From our initial analysis, we found the independent review report, which was conducted by law firm Crowell & Moring, to be vague. We believe that the review understates the problems highlighted by the HRW report. But there’s a silver lining. Despite focusing on what they perceived to be methodological flaws in the HRW report, Crowell & Moring made recommendations that closely mirror HRW’s original recommendations. So DC Council has heard from both HRW and from Crowell and Moring that there are reforms that will be integral to ensuring that MPD is affording sexual assault survivors the respect and treatment they deserve, and are doing everything in their power to bring perpetrators to justice.

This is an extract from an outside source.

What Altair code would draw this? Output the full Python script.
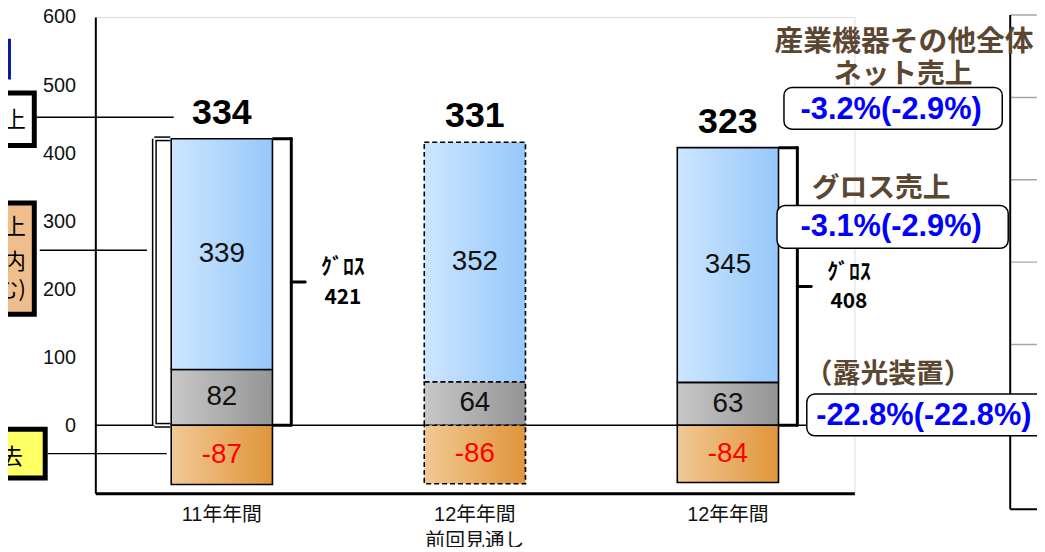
import altair as alt
import pandas as pd

# ---------------- data ----------------
categories = ["11年年間", "12年年間 前回見通し", "12年年間"]
external_sales = [339, 352, 345]      # blue segment
intra_sales = [82, 64, 63]            # gray segment
eliminations = [-87, -86, -84]        # orange segment
net_sales = [334, 331, 323]
gross_sales = [421, 416, 408]
is_forecast = [False, True, False]
show_gross = [True, False, True]

y_ticks = [0, 100, 200, 300, 400, 500, 600]

rows = []
for i, c in enumerate(categories):
    g = intra_sales[i]
    rows.append(dict(cat=c, seg="intra", y0=0, y1=g, val=g, fc=is_forecast[i]))
    rows.append(dict(cat=c, seg="ext", y0=g, y1=g + external_sales[i], val=external_sales[i], fc=is_forecast[i]))
    rows.append(dict(cat=c, seg="elim", y0=eliminations[i], y1=0, val=eliminations[i], fc=is_forecast[i]))
df = pd.DataFrame(rows)
df["mid"] = (df["y0"] + df["y1"]) / 2
df["lbl"] = df["val"].astype(str)

tot = pd.DataFrame(dict(cat=categories, net=net_sales, gross=gross_sales,
                        fc=is_forecast, show=show_gross))
tot["half"] = tot["gross"] / 2
tot["base"] = 0

LAT = "'Liberation Sans', Arial, 'Noto Sans CJK JP', sans-serif"
CJK = "'Noto Sans CJK JP', sans-serif"
BROWN = "#5b4731"

x_enc = alt.X(
    "cat:N", sort=categories,
    scale=alt.Scale(domain=categories, paddingInner=0.6, paddingOuter=0.3),
    axis=alt.Axis(title=None, labelAngle=0, labelExpr="split(datum.label, ' ')",
                  labelFontSize=20, labelFont=LAT, labelColor="#111", labelPadding=11,
                  labelLineHeight=27, ticks=False, domainColor="black", domainWidth=3,
                  grid=False),
)


def ye(field):
    return alt.Y(
        field, type="quantitative",
        scale=alt.Scale(domain=[-100, 600], nice=False, zero=False),
        axis=alt.Axis(title=None, values=y_ticks, labelFontSize=20, labelFont=LAT,
                      labelColor="#111", labelPadding=20, ticks=False,
                      domainColor="black", domainWidth=2, gridColor="#a6a6a6",
                      gridWidth=1.5),
    )


def grad(c0, c1):
    return alt.Gradient(gradient="linear", x1=0, x2=1, y1=0, y2=0,
                        stops=[alt.GradientStop(color=c0, offset=0),
                               alt.GradientStop(color=c1, offset=1)])


seg_colors = {"ext": ("#cde6ff", "#96c8fa"),
              "intra": ("#c8c8c8", "#949494"),
              "elim": ("#f1c995", "#e0953a")}

layers = []
one = pd.DataFrame({"a": [0]})
dec = alt.Chart(one)

# right-hand partial panel (cropped neighbour chart)
for yy in [-2, 81, 164, 247, 330, 413]:
    layers.append(dec.mark_rule(color="#a6a6a6", strokeWidth=1.5).encode(
        x=alt.value(922), x2=alt.value(960), y=alt.value(yy)))
layers.append(dec.mark_rule(color="black", strokeWidth=2).encode(
    x=alt.value(922), x2=alt.value(960), y=alt.value(496)))
layers.append(dec.mark_rule(color="black", strokeWidth=2).encode(
    x=alt.value(922), y=alt.value(-2), y2=alt.value(496)))

# zero line
layers.append(dec.mark_rule(color="black", strokeWidth=1.5).encode(
    x=alt.value(0), x2=alt.value(765),
    y=alt.datum(0, type="quantitative", scale=alt.Scale(domain=[-100, 600], nice=False, zero=False))))

# bars
for s in ["intra", "ext", "elim"]:
    c0, c1 = seg_colors[s]
    layers.append(
        alt.Chart(df).transform_filter(f"datum.seg == '{s}'")
        .mark_bar(color=grad(c0, c1), stroke="black", strokeWidth=1.6)
        .encode(x=x_enc, y=ye("y0"), y2="y1:Q",
                strokeDash=alt.condition("datum.fc", alt.value([5, 3]), alt.value([1, 0])))
    )

# segment labels
layers.append(
    alt.Chart(df).mark_text(fontSize=28, font=LAT, baseline="middle")
    .encode(x=x_enc, y=ye("mid"), text="lbl:N",
            color=alt.condition("datum.seg == 'elim'", alt.value("#ff0000"), alt.value("#111111")))
)

# net totals above bars
layers.append(
    alt.Chart(tot).mark_text(fontSize=36, fontWeight="bold", font=LAT, baseline="middle", dy=-26, color="black")
    .encode(x=x_enc, y=ye("gross"), text="net:Q")
)

# right curly brackets + gross labels
br = alt.Chart(tot).transform_filter("datum.show")
bw = 3
layers.append(br.mark_rule(xOffset=70, strokeWidth=bw, color="black", strokeCap="round")
              .encode(x=x_enc, y=ye("base"), y2="gross:Q"))
layers.append(br.mark_rule(xOffset=52, x2Offset=70, strokeWidth=bw, color="black", strokeCap="round")
              .encode(x=x_enc, x2="cat:N", y=ye("gross")))
layers.append(br.mark_rule(xOffset=52, x2Offset=70, strokeWidth=bw, color="black", strokeCap="round")
              .encode(x=x_enc, x2="cat:N", y=ye("base")))
layers.append(br.mark_rule(xOffset=70, x2Offset=84, strokeWidth=bw, color="black", strokeCap="round")
              .encode(x=x_enc, x2="cat:N", y=ye("half")))
layers.append(br.mark_text(dx=122, dy=-15, fontSize=22, fontWeight="bold", font=CJK, color="black")
              .encode(x=x_enc, y=ye("half"), text=alt.value("ｸﾞﾛｽ")))
layers.append(br.mark_text(dx=122, dy=16, fontSize=21, fontWeight="bold", font=CJK, color="black")
              .encode(x=x_enc, y=ye("half"), text="gross:Q"))

# left open double-line bracket (first bar)
lb = alt.Chart(tot).transform_filter(alt.datum.cat == categories[0])
for w, col in [(5, "black"), (2, "white")]:
    layers.append(lb.mark_rule(xOffset=-68, strokeWidth=w, color=col)
                  .encode(x=x_enc, y=ye("base"), y2="gross:Q"))
    layers.append(lb.mark_rule(xOffset=-68, x2Offset=-52, strokeWidth=w, color=col)
                  .encode(x=x_enc, x2="cat:N", y=ye("gross")))
    layers.append(lb.mark_rule(xOffset=-68, x2Offset=-52, strokeWidth=w, color=col)
                  .encode(x=x_enc, x2="cat:N", y=ye("base")))

# left cropped callouts
layers.append(dec.mark_rect(color="#0a1aa0").encode(
    x=alt.value(-110), x2=alt.value(-85), y=alt.value(22), y2=alt.value(63)))
layers.append(dec.mark_rule(color="black", strokeWidth=1.5).encode(
    x=alt.value(-59), x2=alt.value(79), y=alt.value(101)))
layers.append(dec.mark_rect(fill="white", stroke="black", strokeWidth=5).encode(
    x=alt.value(-120), x2=alt.value(-61.5), y=alt.value(76.5), y2=alt.value(129.5)))
layers.append(dec.mark_text(align="right", baseline="middle", fontSize=22, font=CJK, color="black").encode(
    x=alt.value(-70), y=alt.value(104), text=alt.value("ネット売上")))

layers.append(dec.mark_rule(color="black", strokeWidth=1.5).encode(
    x=alt.value(-56), x2=alt.value(52), y=alt.value(235)))
layers.append(dec.mark_rect(fill="#efbe8c", stroke="black", strokeWidth=5).encode(
    x=alt.value(-120), x2=alt.value(-61.5), y=alt.value(187.5), y2=alt.value(299.5)))
for txt, yy in [("グロス売上", 212), ("(ｸﾞﾙｰﾌﾟ内", 247), ("取引含む)", 275)]:
    layers.append(dec.mark_text(align="right", baseline="middle", fontSize=22, font=CJK, color="black").encode(
        x=alt.value(-70), y=alt.value(yy), text=alt.value(txt)))

layers.append(dec.mark_rule(color="black", strokeWidth=1.5).encode(
    x=alt.value(-48), x2=alt.value(72), y=alt.value(440)))
layers.append(dec.mark_rect(fill="#ffff66", stroke="black", strokeWidth=5).encode(
    x=alt.value(-120), x2=alt.value(-50.5), y=alt.value(415.5), y2=alt.value(464.5)))
layers.append(dec.mark_text(align="right", baseline="middle", fontSize=22, font=CJK, color="black").encode(
    x=alt.value(-73), y=alt.value(443), text=alt.value("セグメント間消去")))

# right annotations
for txt, xx, yy, fs in [("産業機器その他全体", 815, 25, 29), ("ネット売上", 814, 58, 28),
                        ("グロス売上", 792, 173, 28), ("（露光装置）", 799, 361, 28)]:
    layers.append(dec.mark_text(align="center", baseline="middle", fontSize=fs, fontWeight="bold",
                                font=CJK, color=BROWN).encode(
        x=alt.value(xx), y=alt.value(yy), text=alt.value(txt)))

for (x0, x1, y0, y1), txt, cx, cy in [((694, 914, 71, 113), "-3.2%(-2.9%)", 802, 94),
                                      ((687, 920, 190, 233), "-3.1%(-2.9%)", 802, 212),
                                      ((717, 975, 380, 422), "-22.8%(-22.8%)", 835, 402)]:
    layers.append(dec.mark_rect(fill="white", stroke="black", strokeWidth=1.5, cornerRadius=8).encode(
        x=alt.value(x0), x2=alt.value(x1), y=alt.value(y0), y2=alt.value(y1)))
    layers.append(dec.mark_text(align="center", baseline="middle", fontSize=31, fontWeight="bold",
                                font=LAT, color="#0000ff").encode(
        x=alt.value(cx), y=alt.value(cy), text=alt.value(txt)))

chart = alt.layer(*layers).properties(
    width=765, height=480,
    padding={"left": 88, "top": 7, "right": 184, "bottom": 52},
    autosize=alt.AutoSizeParams(type="none"),
).configure_view(stroke=None).configure(background="white")

chart.save("out.html", embed_options={"renderer": "svg", "actions": False})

Those recommendations include:

    • Ensure survivor confidentiality;
    • Give sexual assault survivors the right to have an advocate present in interviews with the police, and during a Sexual Assault Nurse Examiner (SANE) exam;
    • Retain an independent expert consultant/advisor to ensure that MPD’s handling of sexual assault investigations meets the highest national standards;
    • Ensure oversight mechanisms are in place, and have regular reports on implementing recommended changes be part of the Council’s regular performance oversight hearings;
    • Provide expanded and ongoing training to MPD on trauma-informed interview techniques, survivor-centered approaches to investigation, and other best practices.

As DC Council begins their work on a bill to be introduced prior to summer recess on July 15th, CASS will continue to advocate for the inclusion of these important recommendations. If all goes well, we’ve got from now until mid-September, when DC Council is back in session, to pull together a broad coalition of community advocacy groups, survivors, direct service providers and other key stakeholders to amplify the community’s call for responsive and trauma-informed police investigations of sexual assault.